Each operative clause should present a complete proposal. Make sure that your proposed solutions are within the powers of the Security Council and are practical. Your operative clauses might be designed to work in concert (perhaps economic sanctions, mediation, and a peacekeeping force) or might be a set of alternatives from which you hope one will be adopted (perhaps three peacekeeping proposals that differ in their details).
In writing each of your operative clauses, consider the following points:
- Who: Who is acting, and for whose benefit?
- What: What is the response specifically?
- When: When will it be implemented? Is there a deadline, a time frame, or recurrence?

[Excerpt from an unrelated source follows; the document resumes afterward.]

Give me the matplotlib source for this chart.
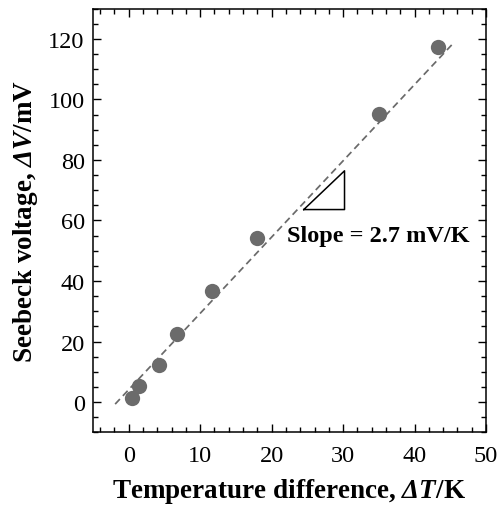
import numpy as np
import matplotlib
matplotlib.use('Agg')
import matplotlib.pyplot as plt
from matplotlib.ticker import MultipleLocator

### data

delta_T = [0.5, 1.4, 4.2, 6.8, 11.6, 17.9, 35.0, 43.3]
delta_V = [1.3, 5.2, 12.3, 22.5, 36.6, 54.3, 95.3, 117.3]

# dashed fit line
fit_slope = 2.52
fit_intercept = 4.1
fit_range = [-1.9, 45.4]

# slope triangle corners
tri_x = [24.5, 30.2, 30.2, 24.5]
tri_y = [63.6, 76.4, 63.6, 63.6]
slope_text = 'Slope = 2.7 mV/K'

### style

plt.rcParams['font.family'] = 'Liberation Serif'
# math part (Delta T, Delta V) in bold italic, incl. the capital Greek
plt.rcParams['mathtext.fontset'] = 'custom'
plt.rcParams['mathtext.rm'] = 'Liberation Serif:bold:italic'
plt.rcParams['mathtext.it'] = 'Liberation Serif:bold:italic'
plt.rcParams['mathtext.bf'] = 'Liberation Serif:bold:italic'

fig = plt.figure(figsize=(5.0, 5.06), dpi=100)
ax = fig.add_axes([0.186, 0.1437, 0.786, 0.8373])

fx = np.array(fit_range)
ax.plot(fx, fit_slope * fx + fit_intercept, ls=(0, (4, 2.5)), color='#6a6a6a', lw=1.25, zorder=2)
ax.plot(delta_T, delta_V, 'o', ms=11, color='#6b6b6b', mec='none', zorder=3)
ax.plot(tri_x, tri_y, color='black', lw=1.1, zorder=2)
ax.text(22.2, 55.1, slope_text, fontsize=17.5, fontweight='bold', ha='left', va='center')

ax.set_xlim(-5, 50)
ax.set_ylim(-10, 130)
ax.xaxis.set_major_locator(MultipleLocator(10))
ax.xaxis.set_minor_locator(MultipleLocator(2))
ax.yaxis.set_major_locator(MultipleLocator(20))
ax.yaxis.set_minor_locator(MultipleLocator(5))
ax.tick_params(which='both', direction='in', top=True, right=True, width=1)
ax.tick_params(which='major', length=6, labelsize=17.5)
ax.tick_params(axis='x', which='major', pad=9)
ax.tick_params(axis='y', which='major', pad=6)
ax.tick_params(which='minor', length=3.5)
for s in ax.spines.values():
    s.set_linewidth(1.1)

ax.set_xlabel(r'Temperature difference, $\Delta T$/K', fontsize=19.5, fontweight='bold', labelpad=7.5)
ax.set_ylabel(r'Seebeck voltage, $\Delta V$/mV', fontsize=19.5, fontweight='bold', labelpad=6)

fig.savefig('out.png', dpi=100)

- Where: Where will it be implemented specifically?
- Why: Why is this solution effective?
- How: How will this solution be implemented? If countries must support the response, how will they be persuaded to do so?
- Funding: How will the response be funded?
If your operative clauses start to get long and messy, use subsidiary clauses!
The goal should be to create clauses that include all the information necessary for putting the plan into action. It can be helpful to imagine an official tasked with carrying out the resolution and asking whether they have all the information they need to implement it.